Figure 1. The use of Tekla Structures for structural design and detailing in two large and complex projects: the Denver Art Museum, and the Willis Building in London. (Courtesy: Tekla).

Even though the full Tekla Structures package spans the entire structural design process from structural engineering to concrete and steel detailing, it is designed to be modular, so that users can choose the configuration that best suits their needs. The various configurations include Standard Design, Steel Detailing, Precast Concrete Detailing, Reinforced Concrete Detailing, and Full Detailing.

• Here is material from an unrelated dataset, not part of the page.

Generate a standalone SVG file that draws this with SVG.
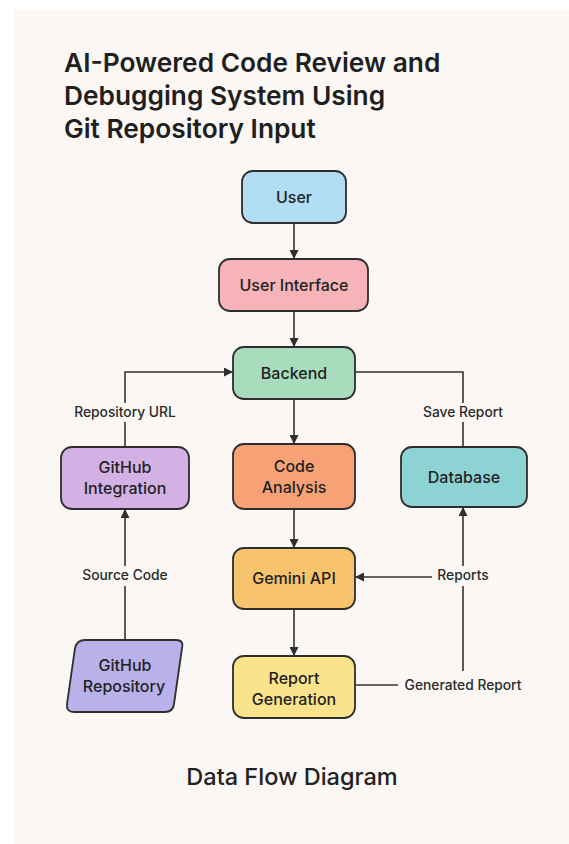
<svg xmlns="http://www.w3.org/2000/svg" width="569" height="844" viewBox="0 0 569 844">
<defs>
<marker id="arr" viewBox="0 0 10 10" refX="10" refY="5" markerWidth="9" markerHeight="9" markerUnits="userSpaceOnUse" orient="auto"><path d="M0,0 L10,5 L0,10 z" fill="#2e2e2e"/></marker>
<style>
.n{stroke:#2e2e2e;stroke-width:1.8}
.t{font-family:Inter,"Liberation Sans",sans-serif;font-size:16px;font-weight:500;fill:#222;text-anchor:middle}
.l{font-family:Inter,"Liberation Sans",sans-serif;font-size:13.8px;font-weight:500;fill:#2a2a2a;text-anchor:middle}
.c{fill:none;stroke:#333;stroke-width:1.6}
.h{font-family:Inter,"Liberation Sans",sans-serif;font-size:26.3px;font-weight:600;fill:#1f1f1f}
</style>
</defs>
<rect x="0" y="0" width="569" height="844" fill="#ffffff"/>
<rect x="14" y="10" width="555" height="834" fill="#faf7f4"/>
<g id="title">
<text class="h" x="64" y="72">AI-Powered Code Review and</text>
<text class="h" x="64" y="105">Debugging System Using</text>
<text class="h" x="64" y="138">Git Repository Input</text>
</g>
<g id="connectors">
<path class="c" d="M294,223 V259" marker-end="url(#arr)"/>
<path class="c" d="M294,311 V347" marker-end="url(#arr)"/>
<path class="c" d="M294,399 V444" marker-end="url(#arr)"/>
<path class="c" d="M294,509 V548" marker-end="url(#arr)"/>
<path class="c" d="M294,609 V656" marker-end="url(#arr)"/>
<path class="c" d="M125,403 V372 H233" marker-end="url(#arr)"/>
<path class="c" d="M125,447 V422"/>
<path class="c" d="M355,372 H463 V403"/>
<path class="c" d="M463,422 V447"/>
<path class="c" d="M125,640 V586"/>
<path class="c" d="M125,566 V509" marker-end="url(#arr)"/>
<path class="c" d="M355,685 H398"/>
<path class="c" d="M463,671 V586"/>
<path class="c" d="M463,566 V507" marker-end="url(#arr)"/>
<path class="c" d="M432,577 H355" marker-end="url(#arr)"/>
<text class="l" x="125" y="417">Repository URL</text>
<text class="l" x="463" y="417">Save Report</text>
<text class="l" x="125" y="580">Source Code</text>
<text class="l" x="463" y="580">Reports</text>
<text class="l" x="463" y="690">Generated Report</text>
</g>
<g id="user"><rect class="n" x="242" y="171" width="104" height="52" rx="11" fill="#b3dcf5"/><text class="t" x="294" y="203">User</text></g>
<g id="ui"><rect class="n" x="219" y="259" width="149" height="52" rx="11" fill="#f6b3b8"/><text class="t" x="294" y="291">User Interface</text></g>
<g id="backend"><rect class="n" x="233" y="347" width="122" height="52" rx="11" fill="#a9dcbd"/><text class="t" x="294" y="379">Backend</text></g>
<g id="code-analysis"><rect class="n" x="233" y="444" width="122" height="65" rx="11" fill="#f7a276"/><text class="t" x="294" y="472">Code</text><text class="t" x="294" y="493">Analysis</text></g>
<g id="github-integration"><rect class="n" x="61" y="447" width="128" height="62" rx="11" fill="#d4b1e5"/><text class="t" x="125" y="473">GitHub</text><text class="t" x="125" y="494">Integration</text></g>
<g id="database"><rect class="n" x="401" y="447" width="126" height="60" rx="11" fill="#8ed3d3"/><text class="t" x="464" y="483">Database</text></g>
<g id="gemini"><rect class="n" x="233" y="548" width="122" height="61" rx="11" fill="#f7c46d"/><text class="t" x="294" y="584">Gemini API</text></g>
<g id="report-generation"><rect class="n" x="233" y="656" width="122" height="62" rx="11" fill="#fbe38c"/><text class="t" x="294" y="684">Report</text><text class="t" x="294" y="705">Generation</text></g>
<g id="github-repository"><path class="n" d="M85,640 H176 Q184,640 182,648 L174,704 Q173,712 165,712 H74 Q66,712 67,704 L75,648 Q77,640 85,640 Z" fill="#b8b1ea"/><text class="t" x="125" y="671">GitHub</text><text class="t" x="124" y="692">Repository</text></g>
<g id="footer"><text x="292" y="785" style="font-family:Inter,'Liberation Sans',sans-serif;font-size:23.5px;font-weight:500;fill:#222;text-anchor:middle">Data Flow Diagram</text></g>
</svg>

The Standard Design configuration is the typical one for engineers—it includes the modeling of a structure; all general arrangement (GA) drawings, reports, and other output; analysis and design integration links to products such as SAP2000, Staad.Pro, S-FRAME, GTStrudl, Robot, and Dlubal RFEM and RSTAB; and built-in connection design calculations and links to Excel to perform component or connection design. The other configurations can be purchased and added to the base application as required, based on the type and extent of detailing a firm is interested in doing.

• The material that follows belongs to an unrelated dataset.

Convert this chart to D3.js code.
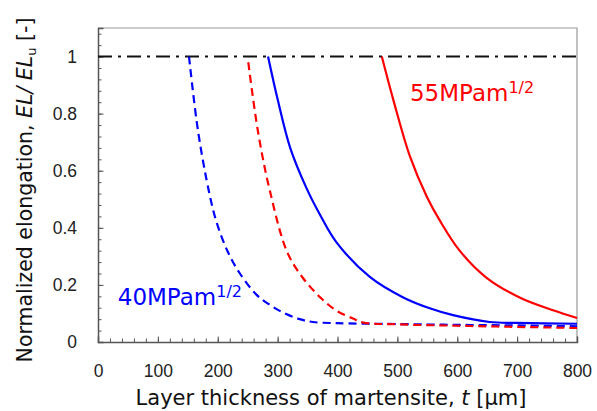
<!DOCTYPE html>
<html>
<head>
<meta charset="utf-8">
<script src="https://cdn.jsdelivr.net/npm/d3@7"></script>
<style>
  body { margin: 0; background: #fff; }
  svg { font-family: "DejaVu Sans", Verdana, sans-serif; }
  .axis path, .axis line { stroke: #555; }
  .axis text { fill: #222; font-size: 17.5px; }
</style>
</head>
<body>
<main></main>
<script>
// thickness t [um] and normalized elongation
const blueDashT = [152, 167, 186, 198, 217, 237, 265, 287, 312, 337, 359, 400, 500, 600, 700, 800]
const blueDashV = [1.0, 0.74, 0.52, 0.42, 0.315, 0.24, 0.165, 0.13, 0.10, 0.08, 0.07, 0.066, 0.063, 0.06, 0.058, 0.055]
const redDashT = [251, 267, 287, 316, 342, 371, 398, 426, 443, 500, 600, 700, 800]
const redDashV = [0.98, 0.74, 0.53, 0.315, 0.225, 0.157, 0.11, 0.082, 0.068, 0.062, 0.057, 0.053, 0.049]
const blueSolidT = [284, 300, 321, 348, 371, 398, 454, 509, 554, 593, 654, 700, 800]
const blueSolidV = [1.0, 0.85, 0.68, 0.54, 0.445, 0.35, 0.228, 0.157, 0.118, 0.094, 0.07, 0.067, 0.064]
const redSolidT = [474, 493, 521, 549, 571, 604, 649, 705, 760, 800]
const redSolidV = [1.0, 0.85, 0.65, 0.51, 0.425, 0.32, 0.225, 0.155, 0.111, 0.084]
const xTicks = [0, 100, 200, 300, 400, 500, 600, 700, 800]
const yTicks = [0, 0.2, 0.4, 0.6, 0.8, 1]

const W = 597, H = 411
const margin = {top: 28, right: 20, bottom: 69, left: 98}
const width = W - margin.left - margin.right
const height = H - margin.top - margin.bottom

const x = d3.scaleLinear().domain([0, 800]).range([0, width])
const y = d3.scaleLinear().domain([0, 1.1]).range([height, 0])

const svg = d3.select('main').append('svg')
  .attr('width', W)
  .attr('height', H)
const g = svg.append('g').attr('transform', `translate(${margin.left},${margin.top})`)

// frame (top and right)
g.append('path')
  .attr('d', `M0,0H${width}V${height}`)
  .attr('fill', 'none')
  .attr('stroke', '#999')
  .attr('stroke-width', 1.2)

// minor ticks
g.append('g').attr('class', 'axis')
  .attr('transform', `translate(0,${height})`)
  .call(d3.axisBottom(x).tickValues(d3.range(0, 801, 20)).tickSize(-3.5).tickFormat(''))
g.append('g').attr('class', 'axis')
  .call(d3.axisLeft(y).tickValues(d3.range(0, 1.09, 0.04)).tickSize(-3.5).tickFormat(''))

// major ticks + labels
g.append('g').attr('class', 'axis')
  .attr('transform', `translate(0,${height})`)
  .call(d3.axisBottom(x).tickValues(xTicks).tickSize(-5.5).tickPadding(23).tickFormat(d3.format('d')))
  .call(a => a.select('.domain').attr('stroke-width', 1.5))
g.append('g').attr('class', 'axis')
  .call(d3.axisLeft(y).tickValues(yTicks).tickSize(-5.5).tickPadding(21).tickFormat(d => d === 0 || d === 1 ? d : d.toFixed(1)))
  .call(a => a.select('.domain').attr('stroke-width', 1.5))

// reference line at 1
g.append('line')
  .attr('x1', 0).attr('x2', width)
  .attr('y1', y(1)).attr('y2', y(1))
  .attr('stroke', '#111')
  .attr('stroke-width', 2)
  .attr('stroke-dasharray', '14,6,3,6')

const line = d3.line()
  .x(d => x(d[0]))
  .y(d => y(d[1]))
  .curve(d3.curveCatmullRom.alpha(0.5))

const series = [
  {t: blueDashT, v: blueDashV, color: '#0000ff', dash: '8,5'},
  {t: redDashT, v: redDashV, color: '#ff0000', dash: '8,5'},
  {t: blueSolidT, v: blueSolidV, color: '#0000ff', dash: null},
  {t: redSolidT, v: redSolidV, color: '#ff0000', dash: null}
]

g.selectAll('.curve')
  .data(series)
  .enter().append('path')
    .attr('class', 'curve')
    .attr('fill', 'none')
    .attr('stroke', d => d.color)
    .attr('stroke-width', 2.2)
    .attr('stroke-dasharray', d => d.dash)
    .attr('d', d => line(d.t.map((t, i) => [t, d.v[i]])))

// annotations
const notes = [
  {text: '55MPam', t: 521, v: 0.846, color: '#ff0000'},
  {text: '40MPam', t: 33, v: 0.128, color: '#0000ff'}
]
const note = g.selectAll('.note')
  .data(notes)
  .enter().append('text')
    .attr('class', 'note')
    .attr('x', d => x(d.t))
    .attr('y', d => y(d.v))
    .attr('fill', d => d.color)
    .style('font-size', '23px')
note.append('tspan').text(d => d.text)
note.append('tspan').attr('dy', -8).style('font-size', '16px').text('1/2')

// axis titles
svg.append('text')
  .attr('x', 331)
  .attr('y', 405)
  .attr('text-anchor', 'middle')
  .style('font-size', '21px')
  .attr('fill', '#111')
  .call(t => {
    t.append('tspan').text('Layer thickness of martensite, ')
    t.append('tspan').style('font-style', 'italic').text('t')
    t.append('tspan').text(' [μm]')
  })

svg.append('text')
  .attr('transform', 'translate(32,190) rotate(-90)')
  .attr('text-anchor', 'middle')
  .style('font-size', '20.5px')
  .attr('fill', '#111')
  .call(t => {
    t.append('tspan').text('Normalized elongation, ')
    t.append('tspan').style('font-style', 'italic').text('EL/ EL')
    t.append('tspan').attr('dy', 4).style('font-size', '13px').text('u')
    t.append('tspan').attr('dy', -4).text(' [-]')
  })
</script>
</body>
</html>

It is important to understand the unique manner in which a Tekla Structures model and associated information is organized to better appreciate how it works. Just like Revit, it works with a central database, which means that all drawings and reports are derived from and stay linked to the model, get updated automatically, and are never out of date regardless of changes in the model.  However, at the same time, the file sizes of Tekla models are much smaller than that of Revit. For example, one of the largest Tekla models created in actual practice contains over 1 million objects, yet it is only 25 MB in size, compared to Revit, where file sizes of close to 200 MB are not uncommon. Tekla Structures achieves this file size economy by a highly efficient data structure and also by storing the drawings in separate files rather than within the model file itself, which only contains a list of the drawings. The drawings themselves have been optimized to only contain the information about their specific view of the model rather than all the individual geometry that they display. Taking again an example from actual practice, a drawing set of over 15,000 drawings derived from a model did not exceed a combined file size of 100 MB. The leanness of both the model and the drawings makes the application relatively fast, even for large and complex models. Instead of updating drawings on the fly, which is very slow, a drawing is updated only when it is opened, printed, or accessed in any other manner. Thus, drawings still stay in sync with the model but maintain a separation and do not encumber the model. This also helps from a collaboration standpoint—the model can be very efficiently shared with others because of its small size.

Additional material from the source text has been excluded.